Randy T. Simmons emphasizes the importance of economic reasoning to better understand public policy. He believes the study of politics cannot be separated from the study of markets and uses this framework to evaluate environmental and natural resource policies. The real challenge of the social process, as he sees it, is to design institutions that have outcomes that closely represent the wishes of individuals. He believes that markets are often the best way to achieve this objective when they are insulated from political influence. His core filed in political science is Public Choice.
Simmons current environmental research focuses on the Endangered Species Act. He stresses that threatened and endangered species are not simply a biological problem but a social problem, since the threat to their existence is a consequence of economic and political processes. Unfortunately, the solutions presented in the Endangered Species Act have been both costly and ineffective. He believes that positive incentives are more effective than penalties. Instead of creating a burden for private property owners, Simmons proposes measures to reward owners who conserve species and habitat. He also favors decentralizing and depoliticizing conservation programs, because twenty competing answers are better than one, especially when no one knows which is the right answer. He argues this case in is book Endangered Species: Critical Thinking About Environmental Issues and in his soon-to-be finished book manuscript Political Ecology: Politics, Economics and the Endangered Species Act.
His other books include Beyond Politics: Markets, Welfare and the Failure of Bureaucracy, a primer on public choice economics co-authored with William Mitchell, and The Political Economy of Customs and Culture: Informal Solutions to the Commons Problems, co-edited with Terry Anderson. Simmons has also written widely on the conservation of African elephants.

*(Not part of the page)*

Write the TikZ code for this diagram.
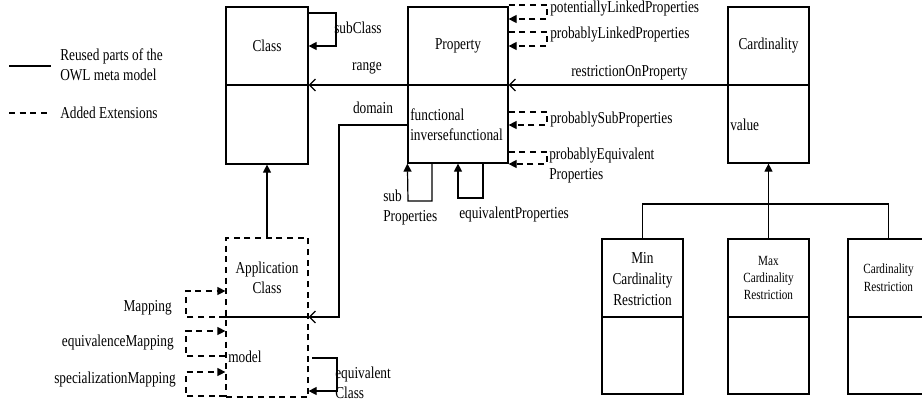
\documentclass[tikz,border=0pt]{standalone}
\usepackage{fontspec}
\setmainfont{Liberation Serif}[FakeStretch=0.8]
\usetikzlibrary{arrows.meta}

\def\u{0.75pt}
\tikzset{
	box/.style={draw, line width=0.9pt, inner sep=0pt},
	dbox/.style={box, dash pattern=on 4.5pt off 3.5pt},
	lab/.style={inner sep=0pt, font=\fontsize{12.5}{15}\selectfont},
	slab/.style={inner sep=0pt, font=\fontsize{10.5}{13}\selectfont},
	solidarr/.style={line width=0.9pt, -{Triangle[length=6pt,width=6pt]}},
	dasharr/.style={solidarr, dash pattern=on 4.5pt off 3.5pt},
	openarr/.style={line width=0.9pt, -{Straight Barb[length=4.5pt,width=9pt]}}
}

\begin{document}
\begin{tikzpicture}[x=0.75pt, y=-0.75pt]
		\useasboundingbox (0,0) rectangle (922,401);
		% boxes
		\node[box, minimum width=82*\u, minimum height=157*\u] (cls) at (267,85.5) {};
		\node[box, minimum width=100*\u, minimum height=156*\u] (prop) at (458,85) {};
		\node[box, minimum width=81*\u, minimum height=156*\u] (card) at (768.5,85) {};
		\node[dbox, minimum width=82*\u, minimum height=159*\u] (app) at (267,317.5) {};
		\node[box, minimum width=81*\u, minimum height=155*\u] (minc) at (642.5,316.5) {};
		\node[box, minimum width=81*\u, minimum height=155*\u] (maxc) at (768.5,316.5) {};
		\node[box, minimum width=81*\u, minimum height=155*\u] (cr) at (888.5,316.5) {};
		% dividers
		\draw[line width=0.9pt] (cls.west |- 0,85) -- (cls.east |- 0,85);
		\draw[line width=0.9pt] (prop.west |- 0,85) -- (prop.east |- 0,85);
		\draw[line width=0.9pt] (card.west |- 0,85) -- (card.east |- 0,85);
		\draw[line width=0.9pt] (app.west |- 0,317) -- (app.east |- 0,317);
		\draw[line width=0.9pt] (minc.west |- 0,317) -- (minc.east |- 0,317);
		\draw[line width=0.9pt] (maxc.west |- 0,317) -- (maxc.east |- 0,317);
		\draw[line width=0.9pt] (cr.west |- 0,317) -- (cr.east |- 0,317);
		% box texts
		\node[lab] (clsname) at (267,46) {Class};
		\node[lab] (propname) at (458,46) {Property};
		\node[lab] (cardname) at (768.5,46) {Cardinality};
		\node[lab, anchor=west] (cardval) at (730,125) {value};
		\node[lab, anchor=west, align=left] (propattr) at (410,125) {functional\\inversefunctional};
		\node[lab, align=center] (appname) at (267,278) {Application\\Class};
		\node[lab, anchor=west] (appattr) at (228,357) {model};
		\node[lab, align=center, font=\fontsize{12.5}{15.5}\selectfont] (mincname) at (642.5,279) {Min\\Cardinality\\Restriction};
		\node[slab, align=center, font=\fontsize{10.5}{13}\selectfont] (maxcname) at (768.5,278) {Max\\Cardinality\\Restriction};
		\node[slab, align=center, font=\fontsize{10.5}{13.5}\selectfont] (crname) at (888.5,278) {Cardinality\\Restriction};
		% reused relations
		\draw[solidarr] (cls.east |- 0,13) -- (336,13) -- (336,46) -- (cls.east |- 0,46);
		\draw[openarr] (prop.west |- 0,85) -- (cls.east |- 0,85);
		\draw[openarr] (card.west |- 0,85) -- (prop.east |- 0,85);
		\draw[openarr] (prop.west |- 0,125) -- (339,125) -- (339,317) -- (app.east |- 0,317);
		\draw[solidarr] (prop.south -| 432,0) -- (432,201) -- (408,201) -- (prop.south west);
		\draw[solidarr] (prop.south -| 483,0) -- (483,198) -- (458,198) -- (prop.south -| 458,0);
		\draw[solidarr] (app.north) -- (cls.south);
		\draw[solidarr] (312,358) -- (337,358) -- (337,391) -- (app.east |- 0,391);
		\draw[solidarr] (maxc.north) -- (card.south);
		\draw[line width=0.9pt] (minc.north) -- (minc.north |- 0,204) -- (cr.north |- 0,204) -- (cr.north);
		% added extensions
		\draw[dasharr] (prop.east |- 0,5) -- (547,5) -- (547,19) -- (prop.east |- 0,19);
		\draw[dasharr] (prop.east |- 0,32) -- (547,32) -- (547,46) -- (prop.east |- 0,46);
		\draw[dasharr] (prop.east |- 0,112) -- (547,112) -- (547,125) -- (prop.east |- 0,125);
		\draw[dasharr] (prop.east |- 0,152) -- (547,152) -- (547,164) -- (prop.east |- 0,164);
		\draw[dasharr] (app.west |- 0,317) -- (186,317) -- (186,291) -- (app.west |- 0,291);
		\draw[dasharr] (app.west |- 0,356) -- (186,356) -- (186,331) -- (app.west |- 0,331);
		\draw[dasharr] (app.west |- 0,396) -- (186,396) -- (186,372) -- (app.west |- 0,372);
		% relation labels
		\node[lab, anchor=west] (subclasslab) at (334,28) {subClass};
		\node[lab] (rangelab) at (367,68) {range};
		\node[lab] (domainlab) at (373,108) {domain};
		\node[lab, anchor=west] (potlab) at (550,9) {potentiallyLinkedProperties};
		\node[lab, anchor=west] (problab) at (550,35) {probablyLinkedProperties};
		\node[lab, anchor=west] (restrlab) at (571,73) {restrictionOnProperty};
		\node[lab, anchor=west] (psublab) at (550,120) {probablySubProperties};
		\node[lab, anchor=west, align=left] (pequivlab) at (549,165) {probablyEquivalent\\Properties};
		\node[lab, anchor=west, align=left] (sublab) at (383,207) {sub\\Properties};
		\node[lab, anchor=west] (equivlab) at (459,214) {equivalentProperties};
		\node[lab, anchor=east] (maplab) at (172,308) {Mapping};
		\node[lab, anchor=east] (eqmaplab) at (174,343) {equivalenceMapping};
		\node[lab, anchor=east] (spmaplab) at (176,380) {specializationMapping};
		\node[lab, anchor=west, align=left] (eqclslab) at (335,383) {equivalent\\Class};
		% legend
		\coordinate (ls1) at (9,66);
		\coordinate (ls2) at (51,66);
		\coordinate (ld1) at (9,113);
		\coordinate (ld2) at (47,113);
		\draw[line width=0.9pt] (ls1) -- (ls2);
		\draw[line width=0.9pt, dash pattern=on 4.5pt off 3.5pt] (ld1) -- (ld2);
		\node[lab, anchor=west, align=left] (legsolid) at (60,65) {Reused parts of the\\OWL meta model};
		\node[lab, anchor=west] (legdash) at (60,113) {Added Extensions};
	\end{tikzpicture}
\end{document}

Simmons received his Ph.D. in political science from the University of Oregon in 1980. He is currently professor of political science at Utah State University, where he has been honored three times by the College of Humanities, Arts, and Social Sciences as researcher of the year. Also at Utah State University, he is the director of the Institute of Political Economy. Simmons is a senior scholar with the Competitive Enterprise Institute in Washington, D.C. and a Senior Fellow at the Property and Environment Research Center, Bozeman, MT.
He makes his home in Providence, Utah, where he served six years on the city council and is now mayor. He is a member of the Board of Directors of the Utah League of Cities and Towns and is a member of the Utah Governor\'s Privatization Commission. He is writing a book on his experiences in local government. In his spare time, Simmons enjoys llamapacking with his wife and three children and boating on Lake Powell.